– Вас там приемщица зовет!

– Не расстраивайтесь, – сказала женщина в окошке. – Можно в грелке послать. Солдатские матери в грелках все жидкое в армию посылают, даже топленое масло.

Купленную в аптеке медицинскую грелку Александра Ивановна выстирала с хозяйственным мылом до визжащего скрипа, ополоснула в нескольких водах и под конец выдержала в кипятке. Все три литра поместились в резиновой таре. Пробка завинтилась так, что без помощи ножа не откроешь. В письме к посылке объяснялось, почему гостинец не в банке.

«…хитрость с грелкой подсказала мне хорошая приемщица на почте. Не побрезговайте дорогая Валентина Владимировна моим вареньем. Поклон Вам до самой земли за квартиру благо устроеную, до сих пор в нашу радость не вериться.

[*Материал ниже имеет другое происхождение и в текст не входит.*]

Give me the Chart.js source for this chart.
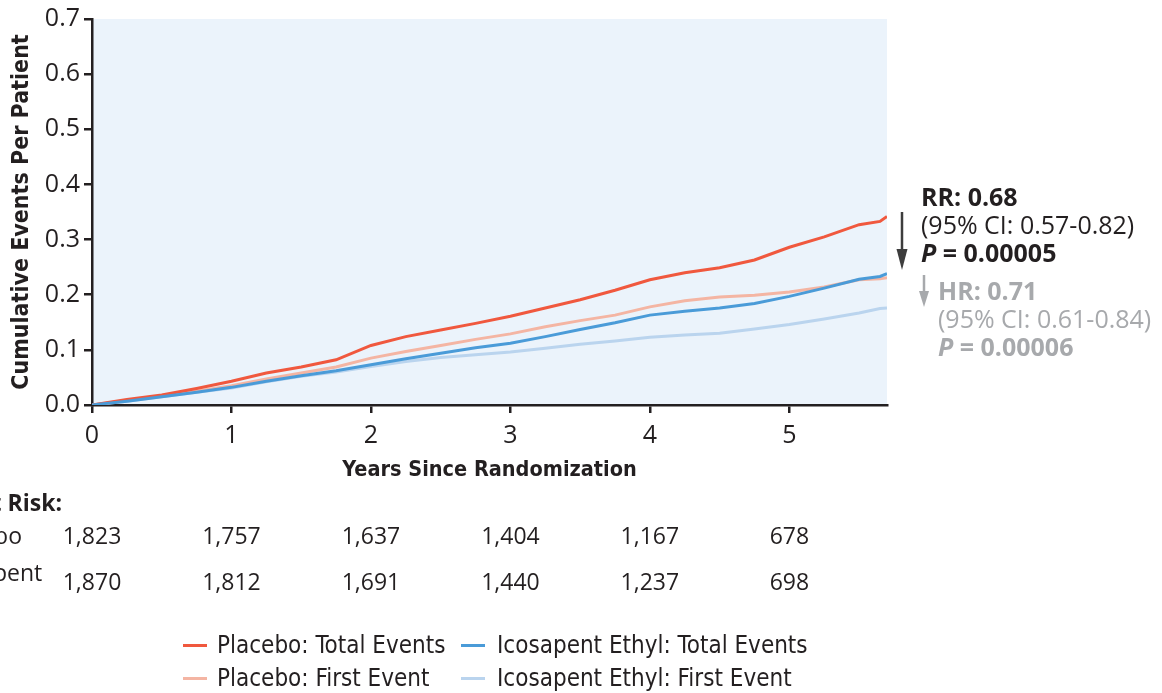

Желаю Вам тоже больших радостей в жизни обчественой и личной и крепкого здоровья».

В этот раз Александру Ивановну в горсовет не вызвали, и по адресу, собственному и законному, она ответа не дождалась. Наверное, совсем недосуг было Терешковой тратить драгоценное время на незначительные отписки. Но живо представлялось Александре Ивановне, как государственная женщина, отодвинув деловые письма, устало улыбается своим помощникам: «Не урвать ли нам, ребята, пять минут времечка на чай с земляничным вареньем?» От живописной этой картины становилось так тепло и приятно, будто сама Александра Ивановна видела и слышала Валентину Владимировну. Спасибо тетке Катерине – надоумила, и понятливой приемщице спасибо.

И мечтала уже Александра Ивановна о будущем лете. Вот поедут они с Лилечкой в деревню на весь отпуск, привыкнет дочь к коровам и научится доить… Снова соберут землянику и отправят варенье в Москву… А если зарядят дожди и ягода не уродится, пошлют Валентине Владимировне соленые грузди в провощенной бумаге. Для лучшей сохранности можно еще пропитать бумагу комбижиром. Самолеты быстро летают, не должны грузди попортиться, и человек на почтамте теперь есть знакомый – возьмет…

Ты все знаешь

В шестом классе близорукой Лилечке выписали очки. Обескураженная Александра Ивановна, у которой зрение оказалось стопроцентным, заказала очки в мелкой пластмассовой оправе, чтобы шли к гладкокожему, нежному лицу дочери. Они и шли, будто сроду сидели на ее аккуратном носу. Александра Ивановна тихонько вздыхала, глядя на Лилечку. Во всем, что не касалось учебы, та была неухватистой и, честно сказать, какой-то блаженной. От матери унаследовала только русый, почти белый с легкой золотистостью, цвет волос.

Кого корить? Такой был социальный заказ. Ведь сама Александра Ивановна в бытность свою деревенской девчонкой Сашкой захотела ребенка от интеллигентного очкарика, тонкого внешне и внутри.

По жизни умненькая Лилечка шагала весело и бесхитростно. Мечты в ее светлой голове роились тоже светлые – о прекрасных межгалактических городах, персональных летающих аппаратах и мире во всем мире. А непосредственно окружающий мир словно специально для Лилечки был создан, все в нем чудилось ей сквозь очки изумрудно-ласковым, как на курорте или в сказке, и ничего дурного она не видела, подрастая в чистоте мыслей и квартиры, надраенной матерью до блеска. Так о Лилечке думала по крайней мере Александра Ивановна и довольна этим была, и тревожилась о том, что мир может нечестно с девочкой поступить. А дочь посмеивалась над Александрой Ивановной, гоняющейся с тапкой и дустом за проникшим от соседей тараканом: «Ты ему, мама, наверное, кажешься тиранозавром!» Долго объясняла по книжке, кто он такой, этот тирано… и другие завры, и археоптериксы, и прочие неандертальцы с кроманьонцами.